Stinnes connexion with Ludendorff led to his becoming an influence behind the scenes in German politics. A prominent capitalist and conservative, he became a founding member of the Deutsche Volkspartei (German People's Party or DVP), the new electioneering name of the former National Liberal Party. In June 1920, after the German Revolution, Stinnes was elected to the Reichstag. He acted as spokesman for German industry towards trade unions and laid the foundation of today's system of cooperation between the unions and employers in Germany. the introduction of the 8-hour work day is a prime example.

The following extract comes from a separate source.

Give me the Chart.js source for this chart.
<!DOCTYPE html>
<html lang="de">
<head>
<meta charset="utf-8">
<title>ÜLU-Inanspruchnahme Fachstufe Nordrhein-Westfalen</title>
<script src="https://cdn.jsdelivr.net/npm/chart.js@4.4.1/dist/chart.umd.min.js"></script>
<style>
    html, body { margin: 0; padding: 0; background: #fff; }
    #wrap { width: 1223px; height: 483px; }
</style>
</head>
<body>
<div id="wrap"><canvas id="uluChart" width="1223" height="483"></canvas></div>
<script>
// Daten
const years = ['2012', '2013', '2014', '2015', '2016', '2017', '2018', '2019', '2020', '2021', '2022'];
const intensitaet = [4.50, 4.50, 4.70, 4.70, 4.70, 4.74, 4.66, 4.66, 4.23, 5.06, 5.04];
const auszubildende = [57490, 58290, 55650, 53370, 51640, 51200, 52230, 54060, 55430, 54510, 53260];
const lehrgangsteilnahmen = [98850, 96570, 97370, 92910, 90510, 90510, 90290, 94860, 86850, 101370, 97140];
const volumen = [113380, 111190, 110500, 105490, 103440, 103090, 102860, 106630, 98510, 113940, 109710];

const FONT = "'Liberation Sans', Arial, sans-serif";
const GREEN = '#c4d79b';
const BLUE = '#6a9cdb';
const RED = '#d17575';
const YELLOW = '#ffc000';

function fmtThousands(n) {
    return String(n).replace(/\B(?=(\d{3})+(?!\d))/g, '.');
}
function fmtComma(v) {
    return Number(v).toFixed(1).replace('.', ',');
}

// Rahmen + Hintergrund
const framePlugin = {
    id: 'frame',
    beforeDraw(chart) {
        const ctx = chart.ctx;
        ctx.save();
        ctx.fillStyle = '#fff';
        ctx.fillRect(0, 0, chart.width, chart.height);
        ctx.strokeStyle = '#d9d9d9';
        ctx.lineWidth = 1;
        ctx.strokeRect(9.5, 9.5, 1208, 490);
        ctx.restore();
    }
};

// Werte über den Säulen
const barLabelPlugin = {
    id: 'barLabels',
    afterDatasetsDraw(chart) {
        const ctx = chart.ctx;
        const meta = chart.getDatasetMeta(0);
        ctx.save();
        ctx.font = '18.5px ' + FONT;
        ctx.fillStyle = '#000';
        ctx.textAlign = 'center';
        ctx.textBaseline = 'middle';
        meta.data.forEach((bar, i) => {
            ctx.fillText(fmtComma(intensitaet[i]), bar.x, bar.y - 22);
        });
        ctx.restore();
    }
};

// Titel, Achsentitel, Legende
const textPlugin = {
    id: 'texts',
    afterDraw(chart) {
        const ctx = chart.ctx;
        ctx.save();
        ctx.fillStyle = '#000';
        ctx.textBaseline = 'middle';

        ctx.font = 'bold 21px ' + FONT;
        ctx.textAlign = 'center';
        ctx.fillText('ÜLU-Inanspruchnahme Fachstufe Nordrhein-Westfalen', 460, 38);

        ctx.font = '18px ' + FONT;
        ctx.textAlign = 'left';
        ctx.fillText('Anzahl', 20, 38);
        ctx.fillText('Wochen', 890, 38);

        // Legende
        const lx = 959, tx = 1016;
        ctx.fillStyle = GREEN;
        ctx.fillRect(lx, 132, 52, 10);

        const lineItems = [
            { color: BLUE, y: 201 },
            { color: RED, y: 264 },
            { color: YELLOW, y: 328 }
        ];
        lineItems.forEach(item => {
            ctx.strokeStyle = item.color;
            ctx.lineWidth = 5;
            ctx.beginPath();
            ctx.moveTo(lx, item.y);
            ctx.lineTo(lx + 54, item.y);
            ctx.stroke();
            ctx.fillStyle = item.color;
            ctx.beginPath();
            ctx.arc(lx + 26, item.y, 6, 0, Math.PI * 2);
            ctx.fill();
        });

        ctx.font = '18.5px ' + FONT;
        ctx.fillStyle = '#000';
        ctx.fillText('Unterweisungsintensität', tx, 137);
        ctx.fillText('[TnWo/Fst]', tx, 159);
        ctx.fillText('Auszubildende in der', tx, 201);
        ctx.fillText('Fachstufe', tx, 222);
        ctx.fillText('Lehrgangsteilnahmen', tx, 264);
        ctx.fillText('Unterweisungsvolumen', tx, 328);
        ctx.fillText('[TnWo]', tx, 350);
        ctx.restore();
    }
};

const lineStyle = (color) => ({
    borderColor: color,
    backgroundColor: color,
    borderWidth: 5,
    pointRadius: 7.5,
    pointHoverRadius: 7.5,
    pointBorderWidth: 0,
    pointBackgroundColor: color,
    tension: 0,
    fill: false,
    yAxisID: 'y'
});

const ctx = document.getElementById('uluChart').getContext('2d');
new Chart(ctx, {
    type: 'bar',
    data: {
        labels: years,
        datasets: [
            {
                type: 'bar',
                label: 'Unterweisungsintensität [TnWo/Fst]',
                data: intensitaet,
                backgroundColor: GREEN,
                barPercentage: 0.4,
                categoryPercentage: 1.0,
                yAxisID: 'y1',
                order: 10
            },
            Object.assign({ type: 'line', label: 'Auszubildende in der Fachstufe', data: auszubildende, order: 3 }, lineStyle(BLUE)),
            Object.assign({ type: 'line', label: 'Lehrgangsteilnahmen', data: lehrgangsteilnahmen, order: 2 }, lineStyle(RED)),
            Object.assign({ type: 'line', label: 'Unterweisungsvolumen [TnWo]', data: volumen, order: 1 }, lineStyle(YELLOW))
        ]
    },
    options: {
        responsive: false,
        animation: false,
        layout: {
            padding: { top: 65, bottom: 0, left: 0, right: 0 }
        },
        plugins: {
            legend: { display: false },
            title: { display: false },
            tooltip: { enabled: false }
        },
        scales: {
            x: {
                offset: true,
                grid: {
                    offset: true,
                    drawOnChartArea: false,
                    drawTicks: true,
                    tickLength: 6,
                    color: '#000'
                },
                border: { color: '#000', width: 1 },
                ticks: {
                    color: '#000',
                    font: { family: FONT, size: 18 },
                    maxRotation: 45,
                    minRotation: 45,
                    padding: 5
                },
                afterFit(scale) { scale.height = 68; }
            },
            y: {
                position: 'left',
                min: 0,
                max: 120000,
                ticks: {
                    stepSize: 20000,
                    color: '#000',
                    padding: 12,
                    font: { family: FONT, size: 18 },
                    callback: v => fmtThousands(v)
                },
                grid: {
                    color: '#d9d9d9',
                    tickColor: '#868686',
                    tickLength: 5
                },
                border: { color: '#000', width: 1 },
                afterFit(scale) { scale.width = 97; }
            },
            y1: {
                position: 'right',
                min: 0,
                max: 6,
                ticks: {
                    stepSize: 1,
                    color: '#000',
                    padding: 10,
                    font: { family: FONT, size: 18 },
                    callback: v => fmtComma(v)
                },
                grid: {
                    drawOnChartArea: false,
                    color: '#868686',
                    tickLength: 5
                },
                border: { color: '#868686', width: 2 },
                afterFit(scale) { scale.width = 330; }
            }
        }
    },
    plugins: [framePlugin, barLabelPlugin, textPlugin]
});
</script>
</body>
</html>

About the time of his election to the Reichstag, Stinnes began to buy up leading German newspapers, one of his main objects being to organize a solid and powerful bloc of opinion in Germany in support of law and order and the promotion of the highest industrial and commercial efficiency. His newspaper purchases included the Deutsche Allgemeine Zeitung in Berlin, formerly the organ of Otto von Bismarck and then of all succeeding German governments, the Münchener Neueste Nachrichten and the München-Augsburger Zeitung, the latter being one of the oldest newspapers in Germany. Both of the München (Munich) journals were previously exponents of a very much more democratic trend of opinion than that which came to characterize them under his proprietorship. Ancillary to these acquisitions, Stinnes secured large interests in paper mills in order to make his newspapers independent of the paper market.

By the early 1920s, Stinnes was also using his influence in the press to attack the Versailles Treaty. Stinnes leveraged his access to hard foreign currency during the period of inflation in the Weimar Republic by borrowing vast sums in Reichmarks, and repaying the loans with nearly worthless currency later. This earned him the title of “Inflationskönig” (Inflation King). In 1923, the American magazine Time called him “The New Emperor of Germany” to describe his far-reaching political influence and wealth.

In the 1920s, Stinnes was embroiled in a legal dispute with Mayer Wilderman. Wilderman, who had been born in Bessarabia (then part of Russia), had set up a series of chemical factories in Germany in 1912. However, at the outbreak of World War I, Stinnes seized the factories and deprived Wilderman of his assets using the excuse that Wilderman was an 'enemy alien'. Bessarabia became part of Romania in 1918 and Wilderman attempted to recover his assets. However, Stinnes delayed the process by disputing the facts surrounding Wilderman's birth (e.g., accusing Wilderman of forging his birth certificate), and used financial sleight-of-hand to pretend the assets had in fact been dissipated and, therefore, there was nothing that could be restored.

Stinnes died in Berlin as a result of a gall bladder operation. Although his financial empire held some 4500 companies and 3000 manufacturing plants, it collapsed within a year of his death. Parts of his empire continued as Stinnes AG (now DB Mobility Logistics) and RWE, the second-largest energy supplier in Germany.